In the post-Cold War world, the rapid social, political and economic transformations associated with globalization have coincided with the continuing spread of HIV/AIDS. In fact, it's possible to argue that AIDS is both a product and a cause of globalization, understood here as the whole gamut of economic, social, political and epistemological ways in which more and more of the world is brought within similar systems of governance, consumption and imagination. Up to an estimated 14,000 people a day are infected with HIV, and in most parts of the world, infections are increasing more rapidly than are effective responses. In much of sub-Saharan Africa, the sheer scale of the epidemic is currently threatening continued stability and reversing development.

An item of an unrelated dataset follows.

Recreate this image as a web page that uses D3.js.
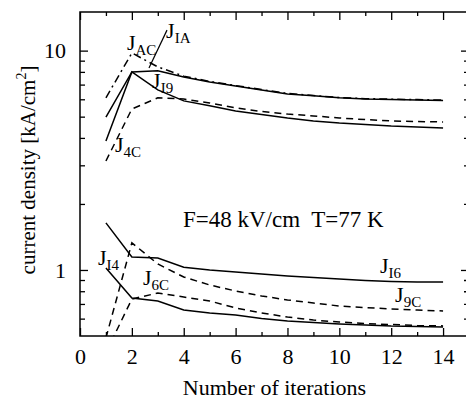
<!DOCTYPE html>
<html>
<head>
<meta charset="UTF-8">
<title>current density vs iterations</title>
<script src="https://cdn.jsdelivr.net/npm/d3@7"></script>
<style>
  body { margin:0; background:#fff; }
  svg { display:block; }
  text { font-family: "Liberation Serif", "Times New Roman", serif; fill:#000; }
</style>
</head>
<body>
<svg id="chart" width="466" height="400"></svg>
<script>
// iteration number (x)
const iterations = [1, 2, 3, 4, 5, 6, 7, 8, 9, 10, 11, 12, 13, 14];

// current density, kA/cm^2
const jAC = [6.09, 9.76, 8.43, 7.65, 7.24, 6.93, 6.65, 6.38, 6.24, 6.11, 6.04, 6.01, 5.98, 5.95];
const jIA = [4.98, 8.00, 8.10, 7.59, 7.20, 6.90, 6.62, 6.35, 6.22, 6.09, 6.02, 5.99, 5.96, 5.93];
const jI9 = [3.87, 8.00, 6.62, 5.90, 5.60, 5.31, 5.12, 4.93, 4.78, 4.68, 4.61, 4.53, 4.49, 4.44];
const j4C = [3.14, 5.42, 6.09, 6.02, 5.77, 5.48, 5.28, 5.14, 5.04, 4.93, 4.85, 4.78, 4.75, 4.73];
const jI6 = [1.64, 1.146, 1.134, 1.03, 1.00, 0.979, 0.959, 0.939, 0.924, 0.91, 0.896, 0.886, 0.881, 0.881];
const jI4 = [1.02, 0.745, 0.722, 0.657, 0.636, 0.623, 0.601, 0.585, 0.576, 0.567, 0.561, 0.555, 0.553, 0.55];
const j9C = [0.49, 1.33, 1.065, 0.929, 0.854, 0.802, 0.761, 0.73, 0.707, 0.685, 0.674, 0.664, 0.657, 0.65];
const j6C = [0.42, 0.737, 0.785, 0.753, 0.722, 0.671, 0.637, 0.61, 0.591, 0.579, 0.57, 0.564, 0.558, 0.556];

const xMajor = [0, 2, 4, 6, 8, 10, 12, 14];
const xMinor = [1, 3, 5, 7, 9, 11, 13];
const yMajor = [1, 10];
const yMinor = [0.6, 0.7, 0.8, 0.9, 2, 3, 4, 5, 6, 7, 8, 9];

const mLeft = 80, mRight = 469, mTop = 12, mBottom = 336;

const svg = d3.select('#chart');
const x = d3.scaleLinear().domain([0, 15]).range([mLeft, mRight]);
const y = d3.scaleLog().domain([0.5, 15]).range([mBottom, mTop]);

svg.append('clipPath').attr('id', 'plot')
  .append('rect')
    .attr('x', mLeft).attr('y', mTop)
    .attr('width', mRight - mLeft).attr('height', mBottom - mTop);

// ticks, all pointing inward
function ticks(axis, tf) {
  const g = svg.append('g').attr('transform', tf).call(axis);
  g.select('.domain').remove();
  g.selectAll('.tick line').attr('stroke', '#000').attr('stroke-width', 1.3);
  g.selectAll('text').style('font-family', '"Liberation Serif", serif').style('font-size', '22px');
  return g;
}
ticks(d3.axisBottom(x).tickValues(xMajor).tickSize(-8).tickPadding(12).tickFormat(d3.format('d')),
  `translate(0,${mBottom})`);
ticks(d3.axisBottom(x).tickValues(xMinor).tickSize(-4).tickFormat(''), `translate(0,${mBottom})`);
ticks(d3.axisTop(x).tickValues(xMajor).tickSize(-8).tickFormat(''), `translate(0,${mTop})`);
ticks(d3.axisTop(x).tickValues(xMinor).tickSize(-4).tickFormat(''), `translate(0,${mTop})`);
ticks(d3.axisLeft(y).tickValues(yMajor).tickSize(-8).tickPadding(14).tickFormat(d3.format('d')),
  `translate(${mLeft},0)`);
ticks(d3.axisLeft(y).tickValues(yMinor).tickSize(-5).tickFormat(''), `translate(${mLeft},0)`);
ticks(d3.axisRight(y).tickValues(yMajor).tickSize(-8).tickFormat(''), `translate(${mRight},0)`);
ticks(d3.axisRight(y).tickValues(yMinor).tickSize(-5).tickFormat(''), `translate(${mRight},0)`);

// frame
svg.append('rect')
  .attr('x', mLeft).attr('y', mTop)
  .attr('width', mRight - mLeft).attr('height', mBottom - mTop)
  .attr('fill', 'none').attr('stroke', '#000').attr('stroke-width', 1.5);

// curves
const line = d3.line().x((d, i) => x(iterations[i])).y(d => y(d));
const series = [
  { v: jIA, dash: null },
  { v: jAC, dash: '8,4,2,4' },
  { v: jI9, dash: null },
  { v: j4C, dash: '7,5' },
  { v: jI6, dash: null },
  { v: jI4, dash: null },
  { v: j9C, dash: '7,5' },
  { v: j6C, dash: '7,5' }
];
const lines = svg.append('g').attr('clip-path', 'url(#plot)');
series.forEach(s => {
  lines.append('path')
    .attr('d', line(s.v))
    .attr('fill', 'none')
    .attr('stroke', '#000')
    .attr('stroke-width', 1.5)
    .attr('stroke-dasharray', s.dash);
});

// curve labels, J with subscript
const labels = [
  { sub: 'AC', x: 1.81, v: 10.1 },
  { sub: 'IA', x: 3.32, v: 11.4 },
  { sub: 'I9', x: 2.78, v: 6.76 },
  { sub: '4C', x: 1.35, v: 3.45 },
  { sub: 'I4', x: 0.69, v: 1.054 },
  { sub: '6C', x: 2.43, v: 0.854 },
  { sub: 'I6', x: 11.57, v: 0.969 },
  { sub: '9C', x: 12.15, v: 0.715 }
];
labels.forEach(l => {
  const t = svg.append('text')
    .attr('x', x(l.x)).attr('y', y(l.v))
    .style('font-size', '22px');
  t.append('tspan').text('J');
  t.append('tspan').attr('dy', 5).style('font-size', '15px').text(l.sub);
});

// leader for J_IA
svg.append('line')
  .attr('x1', x(2.66)).attr('y1', y(8.34))
  .attr('x2', x(3.355)).attr('y2', y(12.4))
  .attr('stroke', '#000').attr('stroke-width', 1.2);

svg.append('text')
  .attr('x', 183).attr('y', 227)
  .style('font-size', '23px')
  .attr('xml:space', 'preserve')
  .text('F=48 kV/cm  T=77 K');

svg.append('text')
  .attr('x', (mLeft + mRight) / 2).attr('y', 395)
  .attr('text-anchor', 'middle')
  .style('font-size', '22px')
  .text('Number of iterations');

const yt = svg.append('text')
  .attr('transform', `translate(35,${(mTop + mBottom) / 2 - 4}) rotate(-90)`)
  .attr('text-anchor', 'middle')
  .style('font-size', '21px');
yt.append('tspan').text('current density [kA/cm');
yt.append('tspan').attr('dy', -9).style('font-size', '14px').text('2');
yt.append('tspan').attr('dy', 9).text(']');
</script>
</body>
</html>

HIV is striking in the way it links the least developed and the most developed regions of the world. Although its origins are almost certainly in central Africa, AIDS was first identified and named among gay men in coastal cities of the United States. Homosexual transmission remains significant in a number of rich countries and not insignificant in a number of poor ones, despite frequent government denial and obfuscation. Given the routes of transmission, HIV soon spread quickly among injecting drug users, and today needle-sharing is a significant factor in the growth of the epidemic in countries as dissimilar as Vietnam, Argentina and Ukraine.
HIV is linked to globalization in a number of ways, including both its transmission and the development of responses to the epidemic, which have been a major test of the United Nations system, of concepts of international solidarity and civil society, and of the complex set of international agreements and regulations surrounding pharmaceutical patents and manufacture. The United Nations even established a special agency to coordinate its responses to the epidemic. Global mobilization around the demands of a biomedical emergency has inevitably meant the further entrenchment of Western concepts of disease, treatments, sexuality and the body. In some societies, there has been resistance to biomedical conceptions of AIDS, often linked to the interests of traditional healers, but such resistance has been comparatively weak in the face of the homogenizing impact of global biomedical science.